> [PROBLEM]:
Write out the material exactly, leaving every picture behind.
## start
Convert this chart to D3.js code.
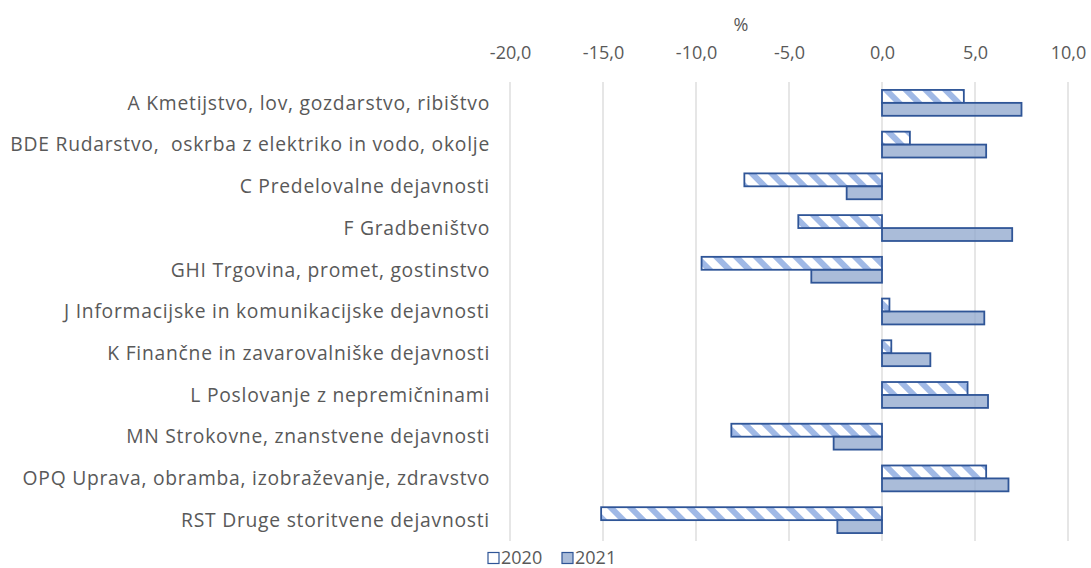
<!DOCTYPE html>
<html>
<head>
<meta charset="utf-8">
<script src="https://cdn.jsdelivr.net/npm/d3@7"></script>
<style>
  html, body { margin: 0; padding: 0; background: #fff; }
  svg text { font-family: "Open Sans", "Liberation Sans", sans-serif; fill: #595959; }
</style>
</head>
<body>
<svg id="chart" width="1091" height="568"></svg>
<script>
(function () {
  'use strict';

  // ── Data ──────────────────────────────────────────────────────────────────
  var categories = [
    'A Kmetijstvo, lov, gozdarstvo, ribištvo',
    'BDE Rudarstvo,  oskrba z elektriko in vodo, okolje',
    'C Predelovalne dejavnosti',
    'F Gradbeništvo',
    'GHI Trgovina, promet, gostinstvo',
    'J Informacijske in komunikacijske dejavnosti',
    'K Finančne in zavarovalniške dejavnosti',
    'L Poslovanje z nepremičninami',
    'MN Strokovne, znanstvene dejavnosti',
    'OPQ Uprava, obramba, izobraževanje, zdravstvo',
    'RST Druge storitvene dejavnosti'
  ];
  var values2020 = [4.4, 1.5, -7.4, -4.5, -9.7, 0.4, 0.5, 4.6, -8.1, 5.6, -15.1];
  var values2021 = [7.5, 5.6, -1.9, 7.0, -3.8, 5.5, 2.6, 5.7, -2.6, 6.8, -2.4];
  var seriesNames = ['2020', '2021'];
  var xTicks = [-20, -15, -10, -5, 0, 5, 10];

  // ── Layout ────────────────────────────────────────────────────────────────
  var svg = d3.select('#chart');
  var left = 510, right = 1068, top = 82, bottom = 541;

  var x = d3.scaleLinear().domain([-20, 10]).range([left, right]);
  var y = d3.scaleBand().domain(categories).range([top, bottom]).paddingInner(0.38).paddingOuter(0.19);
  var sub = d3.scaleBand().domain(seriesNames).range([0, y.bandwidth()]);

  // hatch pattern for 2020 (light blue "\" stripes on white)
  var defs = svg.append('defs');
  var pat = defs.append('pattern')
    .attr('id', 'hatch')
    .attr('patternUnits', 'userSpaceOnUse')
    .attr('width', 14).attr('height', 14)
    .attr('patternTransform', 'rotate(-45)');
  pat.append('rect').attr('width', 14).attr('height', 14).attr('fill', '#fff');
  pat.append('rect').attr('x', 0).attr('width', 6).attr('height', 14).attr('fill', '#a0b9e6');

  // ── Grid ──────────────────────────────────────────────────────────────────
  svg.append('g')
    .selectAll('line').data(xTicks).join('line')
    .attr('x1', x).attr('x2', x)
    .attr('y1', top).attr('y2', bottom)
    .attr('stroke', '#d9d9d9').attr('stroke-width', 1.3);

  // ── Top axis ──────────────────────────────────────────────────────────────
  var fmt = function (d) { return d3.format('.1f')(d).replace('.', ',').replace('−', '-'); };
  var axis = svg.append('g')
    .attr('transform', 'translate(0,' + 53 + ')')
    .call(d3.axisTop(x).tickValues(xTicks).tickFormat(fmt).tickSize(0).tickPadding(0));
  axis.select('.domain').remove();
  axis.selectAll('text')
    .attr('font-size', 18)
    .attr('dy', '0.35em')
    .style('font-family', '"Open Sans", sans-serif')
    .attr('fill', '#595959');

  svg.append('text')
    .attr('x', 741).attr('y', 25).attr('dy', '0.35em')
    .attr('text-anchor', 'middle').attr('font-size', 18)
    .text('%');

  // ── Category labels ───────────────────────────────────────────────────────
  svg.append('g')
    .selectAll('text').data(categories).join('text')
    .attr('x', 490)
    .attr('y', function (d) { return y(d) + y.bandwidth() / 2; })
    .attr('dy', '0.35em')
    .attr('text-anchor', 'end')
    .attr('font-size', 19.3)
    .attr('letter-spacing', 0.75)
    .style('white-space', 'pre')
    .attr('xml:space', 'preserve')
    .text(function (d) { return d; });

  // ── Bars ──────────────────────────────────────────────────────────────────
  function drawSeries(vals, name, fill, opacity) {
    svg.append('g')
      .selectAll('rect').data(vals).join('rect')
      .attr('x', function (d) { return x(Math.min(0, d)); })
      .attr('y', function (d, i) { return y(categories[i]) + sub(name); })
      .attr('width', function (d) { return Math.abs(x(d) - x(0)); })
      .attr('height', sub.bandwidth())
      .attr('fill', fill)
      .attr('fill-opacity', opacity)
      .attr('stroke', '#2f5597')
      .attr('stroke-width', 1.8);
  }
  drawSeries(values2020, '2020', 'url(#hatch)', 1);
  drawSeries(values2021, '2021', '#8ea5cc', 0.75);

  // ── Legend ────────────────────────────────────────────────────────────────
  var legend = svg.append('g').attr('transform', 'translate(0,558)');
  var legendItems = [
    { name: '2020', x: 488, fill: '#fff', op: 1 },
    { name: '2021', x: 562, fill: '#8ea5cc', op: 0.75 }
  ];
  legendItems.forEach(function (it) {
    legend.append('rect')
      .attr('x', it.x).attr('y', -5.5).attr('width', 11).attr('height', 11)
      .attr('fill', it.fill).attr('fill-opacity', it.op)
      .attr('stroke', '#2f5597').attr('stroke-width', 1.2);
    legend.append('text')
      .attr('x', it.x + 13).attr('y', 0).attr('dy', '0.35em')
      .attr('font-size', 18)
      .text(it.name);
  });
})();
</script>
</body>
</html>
## end
> [RESULT OF THIS TASK]:
Convert this chart to D3.js code.
<!DOCTYPE html>
<html>
<head>
<meta charset="utf-8">
<script src="https://cdn.jsdelivr.net/npm/d3@7"></script>
<style>
  html, body { margin: 0; padding: 0; background: #fff; }
  svg text { font-family: "Open Sans", "Liberation Sans", sans-serif; fill: #595959; }
</style>
</head>
<body>
<svg id="chart" width="1091" height="568"></svg>
<script>
(function () {
  'use strict';

  // ── Data ──────────────────────────────────────────────────────────────────
  var categories = [
    'A Kmetijstvo, lov, gozdarstvo, ribištvo',
    'BDE Rudarstvo,  oskrba z elektriko in vodo, okolje',
    'C Predelovalne dejavnosti',
    'F Gradbeništvo',
    'GHI Trgovina, promet, gostinstvo',
    'J Informacijske in komunikacijske dejavnosti',
    'K Finančne in zavarovalniške dejavnosti',
    'L Poslovanje z nepremičninami',
    'MN Strokovne, znanstvene dejavnosti',
    'OPQ Uprava, obramba, izobraževanje, zdravstvo',
    'RST Druge storitvene dejavnosti'
  ];
  var values2020 = [4.4, 1.5, -7.4, -4.5, -9.7, 0.4, 0.5, 4.6, -8.1, 5.6, -15.1];
  var values2021 = [7.5, 5.6, -1.9, 7.0, -3.8, 5.5, 2.6, 5.7, -2.6, 6.8, -2.4];
  var seriesNames = ['2020', '2021'];
  var xTicks = [-20, -15, -10, -5, 0, 5, 10];

  // ── Layout ────────────────────────────────────────────────────────────────
  var svg = d3.select('#chart');
  var left = 510, right = 1068, top = 82, bottom = 541;

  var x = d3.scaleLinear().domain([-20, 10]).range([left, right]);
  var y = d3.scaleBand().domain(categories).range([top, bottom]).paddingInner(0.38).paddingOuter(0.19);
  var sub = d3.scaleBand().domain(seriesNames).range([0, y.bandwidth()]);

  // hatch pattern for 2020 (light blue "\" stripes on white)
  var defs = svg.append('defs');
  var pat = defs.append('pattern')
    .attr('id', 'hatch')
    .attr('patternUnits', 'userSpaceOnUse')
    .attr('width', 14).attr('height', 14)
    .attr('patternTransform', 'rotate(-45)');
  pat.append('rect').attr('width', 14).attr('height', 14).attr('fill', '#fff');
  pat.append('rect').attr('x', 0).attr('width', 6).attr('height', 14).attr('fill', '#a0b9e6');

  // ── Grid ──────────────────────────────────────────────────────────────────
  svg.append('g')
    .selectAll('line').data(xTicks).join('line')
    .attr('x1', x).attr('x2', x)
    .attr('y1', top).attr('y2', bottom)
    .attr('stroke', '#d9d9d9').attr('stroke-width', 1.3);

  // ── Top axis ──────────────────────────────────────────────────────────────
  var fmt = function (d) { return d3.format('.1f')(d).replace('.', ',').replace('−', '-'); };
  var axis = svg.append('g')
    .attr('transform', 'translate(0,' + 53 + ')')
    .call(d3.axisTop(x).tickValues(xTicks).tickFormat(fmt).tickSize(0).tickPadding(0));
  axis.select('.domain').remove();
  axis.selectAll('text')
    .attr('font-size', 18)
    .attr('dy', '0.35em')
    .style('font-family', '"Open Sans", sans-serif')
    .attr('fill', '#595959');

  svg.append('text')
    .attr('x', 741).attr('y', 25).attr('dy', '0.35em')
    .attr('text-anchor', 'middle').attr('font-size', 18)
    .text('%');

  // ── Category labels ───────────────────────────────────────────────────────
  svg.append('g')
    .selectAll('text').data(categories).join('text')
    .attr('x', 490)
    .attr('y', function (d) { return y(d) + y.bandwidth() / 2; })
    .attr('dy', '0.35em')
    .attr('text-anchor', 'end')
    .attr('font-size', 19.3)
    .attr('letter-spacing', 0.75)
    .style('white-space', 'pre')
    .attr('xml:space', 'preserve')
    .text(function (d) { return d; });

  // ── Bars ──────────────────────────────────────────────────────────────────
  function drawSeries(vals, name, fill, opacity) {
    svg.append('g')
      .selectAll('rect').data(vals).join('rect')
      .attr('x', function (d) { return x(Math.min(0, d)); })
      .attr('y', function (d, i) { return y(categories[i]) + sub(name); })
      .attr('width', function (d) { return Math.abs(x(d) - x(0)); })
      .attr('height', sub.bandwidth())
      .attr('fill', fill)
      .attr('fill-opacity', opacity)
      .attr('stroke', '#2f5597')
      .attr('stroke-width', 1.8);
  }
  drawSeries(values2020, '2020', 'url(#hatch)', 1);
  drawSeries(values2021, '2021', '#8ea5cc', 0.75);

  // ── Legend ────────────────────────────────────────────────────────────────
  var legend = svg.append('g').attr('transform', 'translate(0,558)');
  var legendItems = [
    { name: '2020', x: 488, fill: '#fff', op: 1 },
    { name: '2021', x: 562, fill: '#8ea5cc', op: 0.75 }
  ];
  legendItems.forEach(function (it) {
    legend.append('rect')
      .attr('x', it.x).attr('y', -5.5).attr('width', 11).attr('height', 11)
      .attr('fill', it.fill).attr('fill-opacity', it.op)
      .attr('stroke', '#2f5597').attr('stroke-width', 1.2);
    legend.append('text')
      .attr('x', it.x + 13).attr('y', 0).attr('dy', '0.35em')
      .attr('font-size', 18)
      .text(it.name);
  });
})();
</script>
</body>
</html>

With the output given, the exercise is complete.